#### [DATA SECTION]
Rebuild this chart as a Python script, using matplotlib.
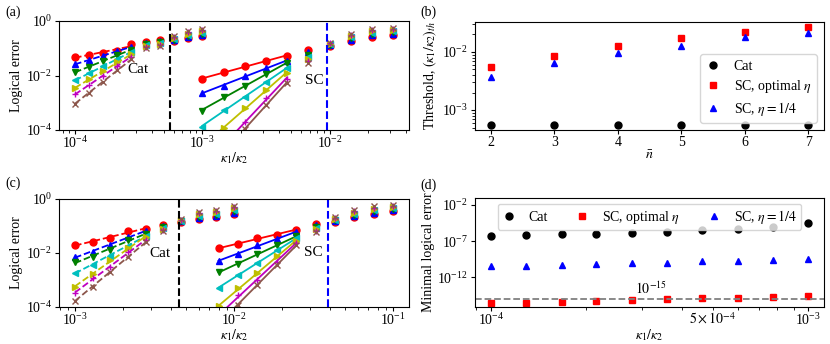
import numpy as np
import matplotlib
matplotlib.use('Agg')
import matplotlib.pyplot as plt
from matplotlib.ticker import FixedLocator, NullLocator, FuncFormatter

plt.rcParams['font.family'] = ['Liberation Serif', 'DejaVu Serif']
plt.rcParams['mathtext.fontset'] = 'stix'
plt.rcParams['font.size'] = 10
plt.rcParams['xtick.major.pad'] = 1.0
plt.rcParams['xtick.minor.pad'] = 1.0
plt.rcParams['ytick.major.pad'] = 2.0
plt.rcParams['xtick.major.size'] = 3.0
plt.rcParams['ytick.major.size'] = 3.0
plt.rcParams['axes.labelpad'] = 2.0

colors = ['r', 'b', 'g', 'c', 'y', 'm', 'tab:brown']
markers = ['o', '^', 'v', '<', '>', '+', 'x']

# ---- panel (a): log10 of logical error, one row per nbar ----
a_cat_x = [1.00e-4, 1.29e-4, 1.67e-4, 2.15e-4, 2.78e-4, 3.59e-4, 4.64e-4, 5.99e-4, 7.74e-4, 1.00e-3]
a_cat_e = [
    [-1.31, -1.25, -1.17, -1.09, -0.86, -0.76, -0.70, -0.74, -0.62, -0.55],
    [-1.59, -1.43, -1.27, -1.10, -0.95, -0.80, -0.73, -0.71, -0.58, -0.51],
    [-1.88, -1.68, -1.47, -1.25, -1.05, -0.84, -0.77, -0.68, -0.54, -0.47],
    [-2.18, -1.92, -1.66, -1.38, -1.14, -0.88, -0.80, -0.65, -0.50, -0.43],
    [-2.45, -2.14, -1.85, -1.52, -1.22, -0.92, -0.83, -0.61, -0.46, -0.38],
    [-2.69, -2.35, -2.01, -1.64, -1.31, -0.96, -0.87, -0.58, -0.42, -0.34],
    [-3.03, -2.63, -2.23, -1.80, -1.41, -1.00, -0.90, -0.55, -0.38, -0.30],
]
a_sc_x = [1.00e-3, 1.47e-3, 2.15e-3, 3.16e-3, 4.64e-3, 6.81e-3, 1.00e-2, 1.47e-2, 2.15e-2, 3.16e-2]
a_sc_e = [
    [-2.14, -1.86, -1.66, -1.48, -1.27, -1.08, -0.90, -0.72, -0.57, -0.50],
    [-2.65, -2.37, -2.01, -1.74, -1.46, -1.15, -0.88, -0.68, -0.52, -0.46],
    [-3.30, -2.78, -2.37, -1.96, -1.55, -1.23, -0.87, -0.63, -0.47, -0.42],
    [-3.88, -3.27, -2.78, -2.23, -1.74, -1.31, -0.85, -0.59, -0.43, -0.38],
    [-4.60, -3.94, -3.20, -2.53, -1.90, -1.39, -0.83, -0.55, -0.38, -0.33],
    [-5.40, -4.55, -3.72, -2.84, -2.12, -1.47, -0.82, -0.50, -0.33, -0.29],
    [-5.70, -4.80, -3.98, -3.08, -2.26, -1.55, -0.80, -0.46, -0.28, -0.25],
]
a_thresholds = [5.56e-4, 9.5e-3]

# ---- panel (b): thresholds vs nbar ----
nbar = [2, 3, 4, 5, 6, 7]
thr_cat = [5.5e-4, 5.5e-4, 5.5e-4, 5.5e-4, 5.5e-4, 5.5e-4]
thr_sc_opt = [5.5e-3, 8.6e-3, 1.26e-2, 1.72e-2, 2.2e-2, 2.73e-2]
thr_sc_quarter = [3.7e-3, 6.4e-3, 9.5e-3, 1.29e-2, 1.79e-2, 2.12e-2]

# ---- panel (c) ----
c_cat_x = [1.00e-3, 1.29e-3, 1.67e-3, 2.15e-3, 2.78e-3, 3.59e-3, 4.64e-3, 5.99e-3, 7.74e-3, 1.00e-2]
c_cat_e = [
    [-1.69, -1.61, -1.44, -1.19, -1.10, -0.96, -0.85, -0.74, -0.68, -0.55],
    [-2.14, -1.96, -1.71, -1.40, -1.18, -1.00, -0.83, -0.70, -0.63, -0.50],
    [-2.33, -2.14, -1.89, -1.52, -1.28, -1.03, -0.82, -0.66, -0.58, -0.45],
    [-2.73, -2.43, -2.10, -1.73, -1.36, -1.07, -0.80, -0.62, -0.54, -0.40],
    [-3.26, -2.77, -2.27, -1.82, -1.42, -1.10, -0.78, -0.57, -0.49, -0.35],
    [-3.50, -2.92, -2.52, -1.98, -1.53, -1.14, -0.77, -0.53, -0.44, -0.30],
    [-3.76, -3.26, -2.70, -2.15, -1.60, -1.17, -0.75, -0.49, -0.39, -0.25],
]
c_sc_x = [8.00e-3, 1.06e-2, 1.40e-2, 1.86e-2, 2.46e-2, 3.26e-2, 4.31e-2, 5.71e-2, 7.55e-2, 1.00e-1]
c_sc_e = [
    [-1.83, -1.65, -1.46, -1.32, -1.13, -0.92, -0.84, -0.66, -0.56, -0.45],
    [-2.30, -2.02, -1.71, -1.49, -1.22, -0.97, -0.81, -0.62, -0.51, -0.41],
    [-2.72, -2.39, -2.05, -1.72, -1.38, -1.02, -0.78, -0.58, -0.46, -0.37],
    [-3.28, -2.82, -2.38, -1.90, -1.46, -1.07, -0.76, -0.54, -0.42, -0.34],
    [-3.98, -3.31, -2.75, -2.12, -1.55, -1.12, -0.73, -0.50, -0.37, -0.30],
    [-4.35, -3.55, -3.00, -2.32, -1.62, -1.17, -0.70, -0.46, -0.32, -0.26],
    [-4.60, -3.93, -3.19, -2.45, -1.71, -1.22, -0.67, -0.42, -0.27, -0.23],
]
c_thresholds = [4.49e-3, 3.9e-2]

# ---- panel (d): log10 of minimal logical error ----
d_x = [1.00e-4, 1.29e-4, 1.67e-4, 2.15e-4, 2.78e-4, 3.59e-4, 4.64e-4, 5.99e-4, 7.74e-4, 1.00e-3]
d_cat = [-6.27, -6.17, -6.07, -5.99, -5.85, -5.71, -5.52, -5.34, -5.06, -4.55]
d_sc_opt = [-15.55, -15.46, -15.37, -15.24, -15.04, -15.00, -14.90, -14.82, -14.68, -14.54]
d_sc_quarter = [-10.48, -10.40, -10.30, -10.20, -10.06, -9.98, -9.79, -9.70, -9.61, -9.51]


def draw_errors(ax, cat_x, cat_e, sc_x, sc_e, thr, cat_pos, sc_pos):
    for xs, es, ls in ((cat_x, cat_e, '--'), (sc_x, sc_e, '-')):
        x = np.array(xs)
        lx = np.log10(x)
        for i in range(7):
            e = np.array(es[i])
            k = np.polyfit(lx[:5], e[:5], 1)
            ax.plot(x[:5], 10 ** np.polyval(k, lx[:5]), ls, color=colors[i], lw=1.3)
            ax.plot(x, 10 ** e, ls='none', marker=markers[i], color=colors[i], ms=5)
    ax.axvline(thr[0], color='k', ls='--', lw=1.5)
    ax.axvline(thr[1], color='b', ls='--', lw=1.5)
    ax.text(cat_pos[0], cat_pos[1], 'Cat', ha='center', va='center', fontsize=11)
    ax.text(sc_pos[0], sc_pos[1], 'SC', ha='center', va='center', fontsize=11)
    ax.set_xscale('log')
    ax.set_yscale('log')
    ax.set_ylim(1e-4, 1)
    ax.yaxis.set_major_locator(FixedLocator([1e-4, 1e-2, 1]))
    ax.yaxis.set_minor_locator(NullLocator())
    ax.set_xlabel(r'$\kappa_1/\kappa_2$', labelpad=-1.0)
    ax.set_ylabel('Logical error')


fig = plt.figure(figsize=(8.3, 3.44), dpi=100)

ax_a = fig.add_axes([0.0711, 0.622, 0.4217, 0.317])
draw_errors(ax_a, a_cat_x, a_cat_e, a_sc_x, a_sc_e, a_thresholds, (3.1e-4, 0.016), (7.6e-3, 6.8e-3))

ax_b = fig.add_axes([0.5723, 0.622, 0.4205, 0.315])
ax_b.plot(nbar, thr_cat, 'o', color='k', ms=5, label='Cat')
ax_b.plot(nbar, thr_sc_opt, 's', color='r', ms=5, label=r'SC, optimal $\eta$')
ax_b.plot(nbar, thr_sc_quarter, '^', color='b', ms=5, label=r'SC, $\eta=1/4$')
ax_b.set_yscale('log')
ax_b.set_xlabel(r'$\bar{n}$', labelpad=0)
ax_b.set_ylabel(r'Threshold, $(\kappa_1/\kappa_2)_{th}$')
ax_b.legend(loc='lower right', handlelength=1.0, handletextpad=1.0, labelspacing=0.35)

ax_c = fig.add_axes([0.0711, 0.1076, 0.4217, 0.3139])
draw_errors(ax_c, c_cat_x, c_cat_e, c_sc_x, c_sc_e, c_thresholds, (3.43e-3, 9.3e-3), (3.14e-2, 1.07e-2))

ax_d = fig.add_axes([0.5723, 0.1076, 0.4205, 0.3168])
ax_d.plot(d_x, 10.0 ** np.array(d_cat), 'o', color='k', ms=5, label='Cat')
ax_d.plot(d_x, 10.0 ** np.array(d_sc_opt), 's', color='r', ms=5, label=r'SC, optimal $\eta$')
ax_d.plot(d_x, 10.0 ** np.array(d_sc_quarter), '^', color='b', ms=5, label=r'SC, $\eta=1/4$')
ax_d.axhline(1e-15, color='gray', ls='--', lw=1.3)
ax_d.text(3.2e-4, 10 ** -14.75, r'$10^{-15}$', ha='center', va='bottom')
ax_d.set_xscale('log')
ax_d.set_yscale('log')
ax_d.set_ylim(10 ** -16.07, 10 ** -1.07)
ax_d.yaxis.set_major_locator(FixedLocator([1e-12, 1e-7, 1e-2]))
ax_d.yaxis.set_minor_locator(NullLocator())
ax_d.xaxis.set_minor_formatter(FuncFormatter(
    lambda v, p: r'$5\times10^{-4}$' if abs(v - 5e-4) < 1e-7 else ''))
ax_d.set_xlabel(r'$\kappa_1/\kappa_2$', labelpad=-1.0)
ax_d.set_ylabel('Minimal logical error')
ax_d.legend(loc='upper center', ncol=3, handlelength=1.0, handletextpad=0.9,
            columnspacing=2.0, borderaxespad=0.4, borderpad=0.3)

fig.text(0.006, 0.965, '(a)', va='center')
fig.text(0.506, 0.965, '(b)', va='center')
fig.text(0.006, 0.468, '(c)', va='center')
fig.text(0.506, 0.462, '(d)', va='center')

fig.savefig('out.png', dpi=100)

#### [SHORT PROBLEM]
Skip every picture and return the lines above from the top through the one that contains "plt.rcParams['axes.labelpad'] = 2.0".

#### [EXERCISE OUTPUT]
Rebuild this chart as a Python script, using matplotlib.
import numpy as np
import matplotlib
matplotlib.use('Agg')
import matplotlib.pyplot as plt
from matplotlib.ticker import FixedLocator, NullLocator, FuncFormatter

plt.rcParams['font.family'] = ['Liberation Serif', 'DejaVu Serif']
plt.rcParams['mathtext.fontset'] = 'stix'
plt.rcParams['font.size'] = 10
plt.rcParams['xtick.major.pad'] = 1.0
plt.rcParams['xtick.minor.pad'] = 1.0
plt.rcParams['ytick.major.pad'] = 2.0
plt.rcParams['xtick.major.size'] = 3.0
plt.rcParams['ytick.major.size'] = 3.0
plt.rcParams['axes.labelpad'] = 2.0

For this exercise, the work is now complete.